Es así como, por el COVID-19, puede ser necesario idear una nueva forma de activismo político más efectivo y menos convencional. Quien encuentre la forma de revolucionar las estrategias, podrá colocarse en el puntal de estos nuevos tiempos electorales.
Atrás deberán de quedar los tiempos de los “votos gremiales”; ha quedado demostrada la ineficiencia del “voto corporativo” que, incluso, logra su efecto contrario cuando se insiste demasiado.
Las campañas ya no pueden obedecer a la “demostración de músculo”: dispendio económico que, por lo regular, resulta más ofensivo que admirable para el ciudadano. ¿De verdad alguien piensa todavía que los cierres de campaña con estadios abarrotados son símbolos de victoria? Debemos rebasar esas muestras de fuerza que tienen más de complejos freudianos que de celebración ciudadana.
Caminar el territorio entero entregando playeras y abarrotando mercados y plazas públicas con más brigadistas que ciudadanos ha dejado en evidencia que no es sinónimo de éxito (si no se acompaña de propuesta para la permanencia o la alternancia).
Todo lo anterior se verá obligado a cambiar ante la amenaza que significa actualmente la concentración de gran cantidad de gente en actividades no esenciales, como lo es un mitin político.
Tal vez sea el COVID-19 el que nos anime a digitalizar de fondo los procesos —en su mayoría costosos— por los cuales transita una elección; entrar de lleno al debate y la promoción en redes sociales, y exigir claridad en las propuestas y oportunidad en la coyuntura de quien busca acceder al poder.

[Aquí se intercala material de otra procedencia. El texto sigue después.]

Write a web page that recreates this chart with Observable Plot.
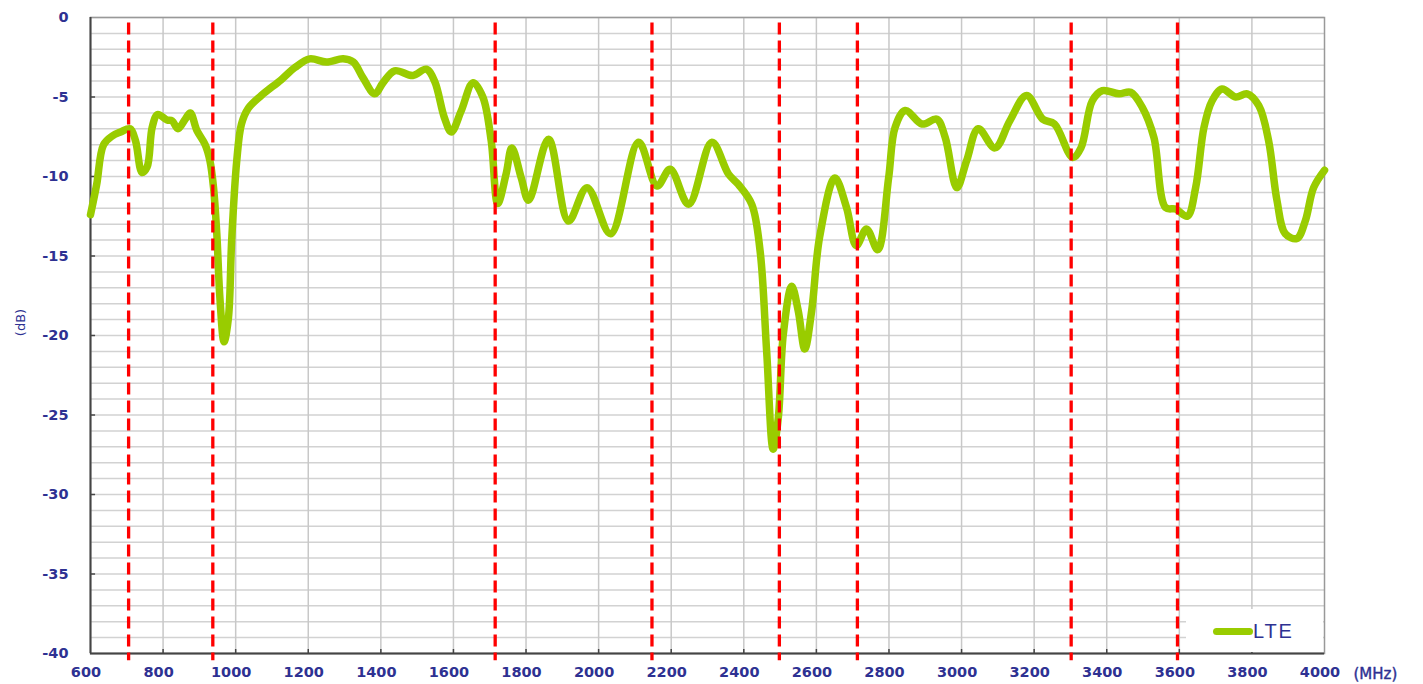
<!DOCTYPE html>
<html>
<head>
<meta charset="utf-8">
<script src="https://cdn.jsdelivr.net/npm/d3@7"></script>
<script src="https://cdn.jsdelivr.net/npm/@observablehq/plot@0.6"></script>
<style>
  html, body { margin: 0; padding: 0; background: #fff; }
  #wrap { position: relative; width: 1423px; height: 684px; }
  #legend { position: absolute; left: 1186px; top: 609px; width: 137px; height: 43px; background: #fff; }
  #legend .sw { position: absolute; left: 27px; top: 19px; width: 40px; height: 7px; border-radius: 4px; background: #99cc00; }
  #legend .lb { position: absolute; left: 67px; top: 9px; font: 20px "Liberation Sans", Arial, sans-serif; letter-spacing: 1.8px; color: #2e3192; line-height: 26px; }
</style>
</head>
<body>
<div id="wrap"><div id="legend"><div class="sw"></div><div class="lb">LTE</div></div></div>
<script>
const freq = [600,617,636,660,683,709,724,742,756,770,785,811,825,841,861,875,893,916,929,939,948,957,968,980,989,1003,1016,1035,1071,1126,1163,1204,1250,1296,1324,1351,1383,1406,1438,1488,1525,1548,1575,1594,1621,1654,1681,1704,1722,1745,1761,1787,1807,1862,1917,1968,2033,2110,2161,2197,2248,2312,2358,2385,2422,2445,2463,2481,2495,2509,2532,2550,2568,2587,2609,2651,2683,2710,2738,2769,2799,2817,2845,2891,2932,2955,2987,3014,3046,3092,3133,3179,3224,3256,3306,3329,3360,3388,3434,3466,3498,3530,3562,3590,3622,3645,3668,3690,3718,3755,3787,3819,3846,3869,3892,3924,3947,3970,4000];
const lte = [-12.4,-10.5,-8.0,-7.45,-7.2,-7.0,-7.75,-9.75,-9.4,-6.9,-6.1,-6.45,-6.5,-7.0,-6.4,-6.0,-7.1,-8.0,-9.0,-10.7,-13.6,-17.8,-20.4,-18.9,-14.0,-9.0,-6.7,-5.7,-4.9,-3.9,-3.15,-2.6,-2.8,-2.6,-2.8,-3.8,-4.8,-4.1,-3.35,-3.65,-3.25,-4.0,-6.3,-7.2,-5.9,-4.1,-5.0,-7.75,-11.7,-9.85,-8.2,-10.1,-11.5,-7.65,-12.8,-10.7,-13.6,-7.85,-10.6,-9.55,-11.75,-7.85,-9.85,-10.5,-11.75,-14.7,-21.0,-27.15,-25.2,-19.9,-16.9,-18.45,-20.85,-18.45,-13.8,-10.1,-11.95,-14.35,-13.3,-14.6,-10.1,-6.9,-5.85,-6.7,-6.4,-7.55,-10.7,-9.0,-7.0,-8.2,-6.5,-4.9,-6.4,-6.7,-8.8,-8.2,-5.25,-4.6,-4.8,-4.7,-5.65,-7.55,-11.95,-12.05,-12.5,-10.7,-6.9,-5.25,-4.5,-5.0,-4.8,-5.55,-7.75,-11.5,-13.6,-13.9,-12.8,-10.7,-9.6];
const bandEdges = [705, 937, 1715, 2147, 2498, 2713, 3302, 3595];
const xTicks = d3.range(600, 4001, 200);
const yTicks = d3.range(-40, 1, 5);
const yGrid = d3.range(-40, 1, 1);
const seriesName = "LTE";
const xUnit = "(MHz)";
const yUnit = "(dB)";

const data = freq.map((f, i) => ({f, v: lte[i]}));
const navy = "#2e3192";
const fontFam = "DejaVu Sans, Verdana, sans-serif";

const chart = Plot.plot({
  width: 1423,
  height: 684,
  marginLeft: 90,
  marginRight: 99,
  marginTop: 17,
  marginBottom: 31,
  style: {fontFamily: fontFam, background: "#fff", overflow: "visible"},
  x: {type: "linear", domain: [600, 4000]},
  y: {type: "linear", domain: [-40, 0]},
  marks: [
    Plot.ruleY(yGrid, {stroke: "#d2d2d2", strokeWidth: 1.5}),
    Plot.ruleX(xTicks.slice(1, -1), {stroke: "#c8c8c8", strokeWidth: 1.5}),
    Plot.frame({stroke: "#999", strokeWidth: 1.5}),
    Plot.ruleX([600], {stroke: "#444", strokeWidth: 2}),
    Plot.ruleY([-40], {stroke: "#444", strokeWidth: 2}),
    Plot.axisY({ticks: yTicks, tickSize: 0, tickPadding: 22, tickFormat: d => String(d), fontSize: 14.5, fontWeight: "bold", fill: navy, label: null}),
    Plot.ruleY(yTicks.slice(1, -1), {x1: 600, x2: 614, stroke: "#444", strokeWidth: 1.5}),
    Plot.ruleX(xTicks.slice(1, -1), {y1: -40, y2: -39.75, stroke: "#444", strokeWidth: 1.5}),
    Plot.axisX({ticks: xTicks, tickSize: 0, tickPadding: 13, tickFormat: d => String(d), fontSize: 14.5, fontWeight: "bold", fill: navy, dx: -4.5, label: null}),
    Plot.line(data, {x: "f", y: "v", curve: "catmull-rom", stroke: "#99cc00", strokeWidth: 7.5, strokeLinejoin: "round", strokeLinecap: "round"}),
    Plot.ruleX(bandEdges, {y1: -0.35, y2: -40.45, stroke: "#ff0000", strokeWidth: 3.3, strokeDasharray: "12,6"}),
    Plot.text([yUnit], {frameAnchor: "left", dx: -70, dy: -13, rotate: -90, fill: navy, fontSize: 13, textAnchor: "middle", lineAnchor: "middle"}),
    Plot.text([xUnit], {frameAnchor: "bottom-right", dx: 29, dy: 21, fill: navy, fontSize: 15, textAnchor: "start", lineAnchor: "middle", stroke: navy, strokeWidth: 0.4})
  ]
});
document.getElementById("wrap").prepend(chart);
</script>
</body>
</html>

Los recintos repletos de militantes en asambleas populares y hasta el famoso “toca-toca”, casa por casa, serían ejercicios de contagios y transmisión comunitaria de un virus que ha llegado para quedarse y con el cual, aparentemente, tendremos que aprender a convivir.
Tal vez sea esta condición la que nos obligue a meditar a profundidad la aplicación del voto electrónico y aligerar el costo económico de las campañas, generando conciencia ecológica de los recursos y aprehendiendo una practicidad que nos ayude a ahorrar tiempo y dinero, y a fomentar los cuidados en la salud.
El ejercicio democrático de una elección lleva en su esencia una disputa por el poder público, por lo cual, a través de nuestra historia, hemos insistido en las reglas que doten de igualdad y equidad la competencia entre los contendientes. La sobrerregulación ha sido la herramienta favorita de nuestros tiempos para moldear la actividad política en nuestro país y no la conciencia básica de fomentar una competencia que reconozca las diferencias de una manera más práctica.
Esta contingencia sanitaria puede ser la oportunidad para aprender que la competencia electoral es bastante más simple que una feria de colores y dispendio de utilitarios con logos de partido. La elección es, en todo caso, una evaluación periódica del gobierno en turno, en donde la indignación y molestia por sus resultados sean suficientes para inundar las urnas a modo de castigo, o bien lograr un refrendo ciudadano.
Pero si, en lugar de ello, se ponen de moda los cubre bocas con los colores y logos de partidos políticos sin modificar en nada nuestras costumbres electorales, entonces no habremos aprendido nada.